What colour is the ink used in the rubrics? What would this indicate? A regular text page in this manuscript has four columns and 25 lines. How do rubrics affect this structure?
The ink used in the rubrics is either blue or gold. The variation could indicate a kind of subdivision, main titles introducing a new episode versus subtitles indicating stories within that episode. But that does not seem to be the case here. The different colours add to the variety on the pages. The rubrics take up some space on the folio, usually equivalent to four verses across the two middle columns.
The champion Rustam features in six of the eighteen paintings of Or. 494. What strikes you in the way he has been depicted in these six paintings?
On folio 49a (‘Rustam killing the White Elephant’) he is depicted as a young boy without a beard. On 67a (‘Rustam killing the White Dīv), 89b (‘Rustam and Suhrāb wrestling’), 180a (‘Rustam captures the Khāqān of Chīn with a lasso’) and 204a (‘Rustam rescues Bīzhan from the pit’) he has a beard and is very recognizable because of his hat, a panther or leopard’s head, white with black spots. This panther-hat, and the coat which belongs to it, is called the babr-i bayān. On folio 318a (‘Rustam killing Isfandiyār’), he is depicted as a non-specific warrior. For those who are familiar with the story, the wounded eyes of his adversary, prince Isfandiyār, would be a pointer; famously, Rustam kills Isfandiyār with a forked arrow.

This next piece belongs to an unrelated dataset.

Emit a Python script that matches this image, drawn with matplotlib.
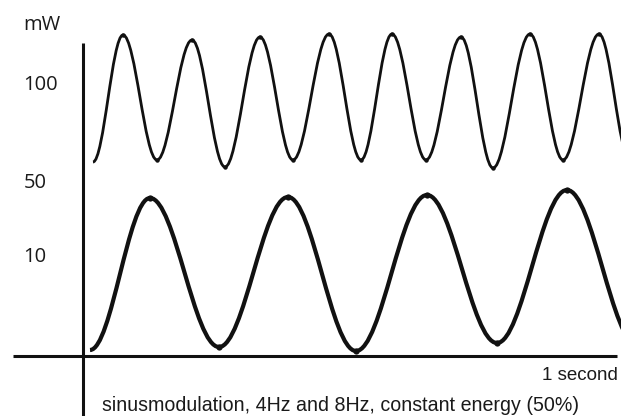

Compare the illustrations in the Leiden manuscript with illustrations in some of the manuscripts in the Shāhnāma Project Database. What can you say about the sequence of illustrations in the Leiden manuscript in the viewer?
As indicated in the lesson, six of the eighteen paintings depict Rustam. This is in accordance with the majority of illustrated Shāhnāma manuscripts: the adventures of Rustam belong to the most popular stories of the Shāhnāma. An all-time favourite in manuscript painting, according to the data in the Cambridge Shāhnāma Project Database, is story of Rustam killing the White Dīv (folio 67a); a second favourite is the story of Rustam and Suhrāb (folio 89b). Another popular scene to paint is the Sasanian king Bahrām Gūr hunting with his slave girl Āzāda (folio 385a). Less commonly depicted is the story of Iskandar and Gūshbistar at Bābil (folio 354a).